In transporting yarn bobbins, the bobbins must be kept immobilized and separated from each other in order to prevent impact or rubbing contact which would damage the yarn or cause it to slip off of the carrier. Any distortion of the winding pattern or snarling of the yarn may be considered to be unacceptable by a customer.
Numerous pallets have been devised to provide a spaced and immobile arrangement of tiers of tubular or cone-shaped yarn bobbins. Pallets constructed of many kinds of materials with various types of holding or centering members have been proposed. Such prior art solutions included dividers fabricated from cardboard, papier-mache or paper pulp. Although pallets of such materials are economical, they do not readily lend themselves to reuse. Pallets composed of steel rods and stamped sheet metal holding members proved reusable but highly expensive to manufacture. Neubert U.S. Pat. No. 3,730,340 dated May 1, 1973, proposes the improvement of molding plastic holding members in two parts which snap together about the intersections of rods. This construction is somewhat more economical but is still expensive in comparison to a pallet molded entirely of plastic in a single operation.
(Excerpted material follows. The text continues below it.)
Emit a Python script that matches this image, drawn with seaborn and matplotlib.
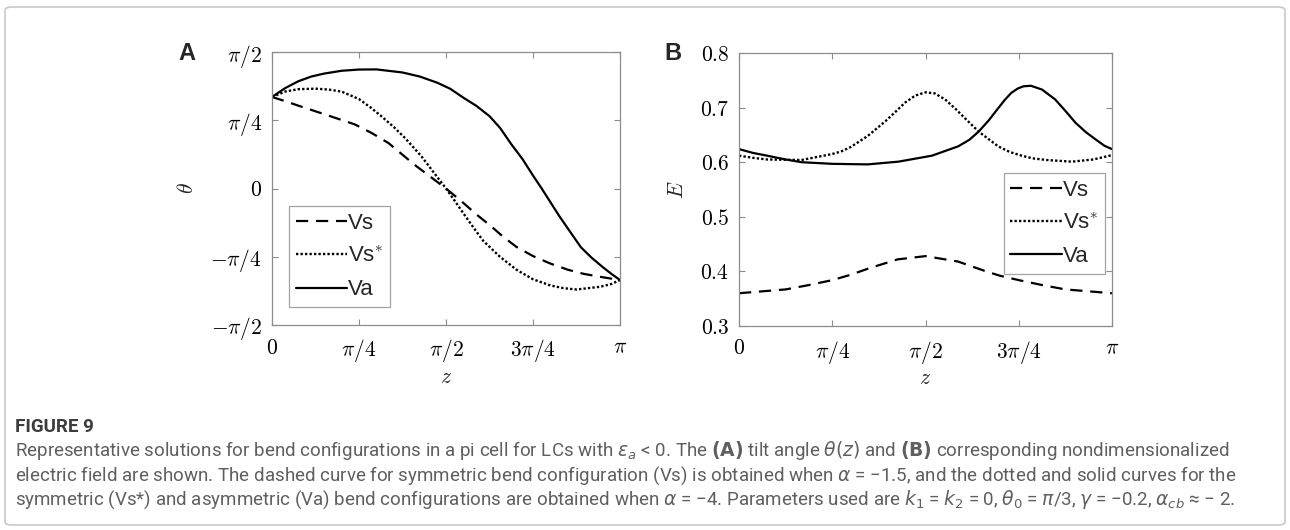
import numpy as np
import pandas as pd
import matplotlib
matplotlib.use('Agg')
import matplotlib.pyplot as plt
import seaborn as sns
from matplotlib.patches import FancyBboxPatch
from matplotlib.lines import Line2D

# z positions are in units of pi/4, theta in units of pi/4
z_vs_a = [0, 0.15, 0.3, 0.61, 0.95, 1.15, 1.34, 1.5, 1.64, 1.87, 2.0, 2.18, 2.35, 2.525, 2.65, 2.81, 3.0, 3.2, 3.4,
          3.58, 3.8, 4.0]
th_vs_a = [1.341, 1.28, 1.215, 1.085, 0.94, 0.81, 0.665, 0.495, 0.346, 0.125, 0.0, -0.19, -0.38, -0.56, -0.70,
           -0.856, -0.99, -1.10, -1.19, -1.25, -1.30, -1.341]

z_vss_a = [0, 0.15, 0.3, 0.5, 0.65, 0.8, 1.0, 1.13, 1.26, 1.4, 1.53, 1.72, 1.91, 2.0, 2.1, 2.22, 2.32, 2.43, 2.62,
           2.81, 3.0, 3.2, 3.35, 3.5, 3.77, 3.9, 4.0]
th_vss_a = [1.341, 1.42, 1.455, 1.463, 1.45, 1.42, 1.31, 1.19, 1.056, 0.90, 0.738, 0.468, 0.15, 0.0, -0.18, -0.40,
            -0.58, -0.77, -1.0, -1.19, -1.33, -1.42, -1.46, -1.48, -1.44, -1.40, -1.341]

z_va_a = [0, 0.15, 0.3, 0.45, 0.6, 0.8, 1.0, 1.2, 1.5, 1.7, 1.9, 2.05, 2.2, 2.35, 2.5, 2.62, 2.75, 2.88, 3.0, 3.1,
          3.2, 3.3, 3.43, 3.55, 3.67, 3.8, 3.9, 4.0]
th_va_a = [1.341, 1.47, 1.57, 1.64, 1.684, 1.725, 1.743, 1.745, 1.70, 1.64, 1.55, 1.46, 1.33, 1.21, 1.06, 0.89,
           0.65, 0.43, 0.19, 0.0, -0.20, -0.40, -0.64, -0.86, -1.01, -1.15, -1.25, -1.341]

# panel B: nondimensionalized field E
z_vs_b = [0, 0.5, 0.75, 1.0, 1.2, 1.4, 1.7, 2.0, 2.35, 2.65, 2.8, 3.0, 3.25, 3.5, 4.0]
e_vs_b = [0.360, 0.367, 0.375, 0.384, 0.394, 0.406, 0.422, 0.428, 0.418, 0.400, 0.392, 0.384, 0.375, 0.367, 0.360]

z_vss_b = [0, 0.15, 0.3, 0.67, 1.0, 1.1, 1.2, 1.38, 1.57, 1.67, 1.78, 1.89, 2.0, 2.1, 2.21, 2.32, 2.42, 2.57, 2.78,
           2.9, 3.03, 3.15, 3.3, 3.57, 3.8, 4.0]
e_vss_b = [0.612, 0.608, 0.605, 0.604, 0.615, 0.620, 0.628, 0.648, 0.675, 0.691, 0.709, 0.722, 0.728, 0.726, 0.715,
           0.698, 0.681, 0.656, 0.629, 0.619, 0.612, 0.607, 0.604, 0.601, 0.605, 0.613]

z_va_b = [0, 0.15, 0.3, 0.5, 0.67, 1.0, 1.38, 1.71, 2.07, 2.35, 2.47, 2.57, 2.68, 2.78, 2.85, 2.92, 2.99, 3.05,
          3.13, 3.25, 3.39, 3.5, 3.61, 3.72, 3.83, 3.92, 4.0]
e_va_b = [0.624, 0.617, 0.612, 0.605, 0.600, 0.597, 0.596, 0.601, 0.612, 0.629, 0.641, 0.656, 0.677, 0.699, 0.714,
          0.727, 0.735, 0.739, 0.740, 0.733, 0.715, 0.694, 0.672, 0.655, 0.641, 0.630, 0.624]

series_names = ['Vs', 'Vs*', 'Va']
legend_labels = ['Vs', r'Vs$^{*}$', 'Va']
x_tick_labels = [r'$0$', r'$\pi/4$', r'$\pi/2$', r'$3\pi/4$', r'$\pi$']
ya_tick_labels = [r'$-\pi/2$', r'$-\pi/4$', r'$0$', r'$\pi/4$', r'$\pi/2$']
yb_ticks = [0.3, 0.4, 0.5, 0.6, 0.7, 0.8]

caption_title = 'FIGURE 9'
caption_lines = [
    r'Representative solutions for bend configurations in a pi cell for LCs with $\varepsilon_a$ < 0. The '
    r'$\mathbf{(A)}$ tilt angle $\theta(z)$ and $\mathbf{(B)}$ corresponding nondimensionalized',
    r'electric field are shown. The dashed curve for symmetric bend configuration (Vs) is obtained when '
    r'$\alpha$ = −1.5, and the dotted and solid curves for the',
    r'symmetric (Vs*) and asymmetric (Va) bend configurations are obtained when $\alpha$ = −4. Parameters used '
    r'are $k_1$ = $k_2$ = 0, $\theta_0$ = $\pi$/3, $\gamma$ = −0.2, $\alpha_{cb}$ ≈ − 2.',
]

sns.set_style('white')
plt.rcParams['font.family'] = ['Liberation Sans', 'DejaVu Sans']
plt.rcParams['mathtext.fontset'] = 'cm'

W, H = 1290, 530
fig = plt.figure(figsize=(W / 100, H / 100), dpi=100)

styles = {
    'Vs': dict(linestyle=(0, (5.5, 3.5)), linewidth=1.6),
    'Vs*': dict(linestyle=(0, (1, 0.9)), linewidth=1.7),
    'Va': dict(linestyle='-', linewidth=1.6),
}
spine_col = '#8c8c8c'


def to_df(z, vals, name, scale=1.0):
    return pd.DataFrame({'z': np.array(z) * np.pi / 4, 'v': np.array(vals) * scale, 'series': name})


def style_axes(ax):
    for s in ax.spines.values():
        s.set_visible(True)
        s.set_color(spine_col)
        s.set_linewidth(0.9)
    ax.tick_params(direction='in', length=4, width=0.8, color=spine_col, top=True, right=True,
                   bottom=True, left=True, labelsize=15.5, labelcolor='black', pad=7)
    ax.tick_params(axis='x', pad=9)
    ax.set_xlim(0, np.pi)
    ax.set_xticks(np.arange(5) * np.pi / 4)
    ax.set_xticklabels(x_tick_labels)
    ax.set_xlabel(r'$z$', fontsize=15.5, labelpad=2)


def add_legend(ax, loc, anchor):
    handles = [Line2D([], [], color='black', **styles[n]) for n in series_names]
    leg = ax.legend(handles, legend_labels, loc=loc, bbox_to_anchor=anchor, fontsize=16,
                    handlelength=2.3, handletextpad=0.05, labelspacing=0.55, borderpad=0.3,
                    borderaxespad=0, frameon=True, fancybox=False)
    leg.get_frame().set_edgecolor(spine_col)
    leg.get_frame().set_linewidth(0.9)


# panel A
axA = fig.add_axes([272 / W, 1 - 325 / H, 348 / W, 273 / H])
data_a = [(z_vs_a, th_vs_a, 'Vs'), (z_vss_a, th_vss_a, 'Vs*'), (z_va_a, th_va_a, 'Va')]
for z, th, name in data_a:
    sns.lineplot(data=to_df(z, th, name, np.pi / 4), x='z', y='v', ax=axA, color='black', **styles[name])
style_axes(axA)
axA.set_ylim(-np.pi / 2, np.pi / 2)
axA.set_yticks(np.arange(-2, 3) * np.pi / 4)
axA.set_yticklabels(ya_tick_labels)
axA.set_ylabel(r'$\theta$', fontsize=15.5, labelpad=9)
add_legend(axA, 'lower left', (17 / 348, 18 / 273))

# panel B
axB = fig.add_axes([739 / W, 1 - 326 / H, 373 / W, 273 / H])
data_b = [(z_vs_b, e_vs_b, 'Vs'), (z_vss_b, e_vss_b, 'Vs*'), (z_va_b, e_va_b, 'Va')]
for z, e, name in data_b:
    sns.lineplot(data=to_df(z, e, name), x='z', y='v', ax=axB, color='black', **styles[name])
style_axes(axB)
axB.set_ylim(0.3, 0.8)
axB.set_yticks(yb_ticks)
axB.set_yticklabels([f'${t:.1f}$' for t in yb_ticks])
axB.set_ylabel(r'$E$', fontsize=15.5, labelpad=9)
add_legend(axB, 'upper right', (366 / 373, 153 / 273))

# panel letters
fig.text(187 / W, 1 - 53 / H, 'A', fontsize=17, fontweight='bold', ha='center', va='center')
fig.text(673 / W, 1 - 53 / H, 'B', fontsize=17, fontweight='bold', ha='center', va='center')

# outer frame
frame = FancyBboxPatch((5 / W, 5 / H), 1280 / W, 518 / H, boxstyle='round,pad=0,rounding_size=0.006',
                       transform=fig.transFigure, facecolor='none', edgecolor='#c8c8c8', linewidth=1.2)
fig.patches.append(frame)

# caption
fig.text(15 / W, 1 - 427 / H, caption_title, fontsize=13.5, fontweight='bold', color='#3c3c3c',
         family=['Roboto', 'DejaVu Sans'], va='center', ha='left')
for i, line in enumerate(caption_lines):
    fig.text(15 / W, 1 - (451 + 24.5 * i) / H, line, fontsize=13.5, color='#5f5f5f',
             family=['Roboto', 'DejaVu Sans'], va='center', ha='left', math_fontfamily='dejavusans')

fig.savefig('out.png', dpi=100)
Furthermore, although empty pallets can be stacked for reuse by inserting protuberances on one pallet partially into protuberances on another pallet, this can only be done when the proper faces of the pallets are brought together and, even then, the pallets will not be closely stacked.
Pallets of tough molded plastic which are light-weight, inexpensive to manufacture, and can be reused many times have been disclosed in Sibille U.S. Pat. No. 3,335,858 dated Aug. 15, 1967, and Schlager et al. U.S. Pat. No. 3,375,919 dated Apr. 2, 1968. However, a notable deficiency of such prior molded plastic pallets is that the pallets are constructed to nest only when loaded with bobbin tubes. The customer is unable to assemble empty pallets in a neat stack for return to the supplier.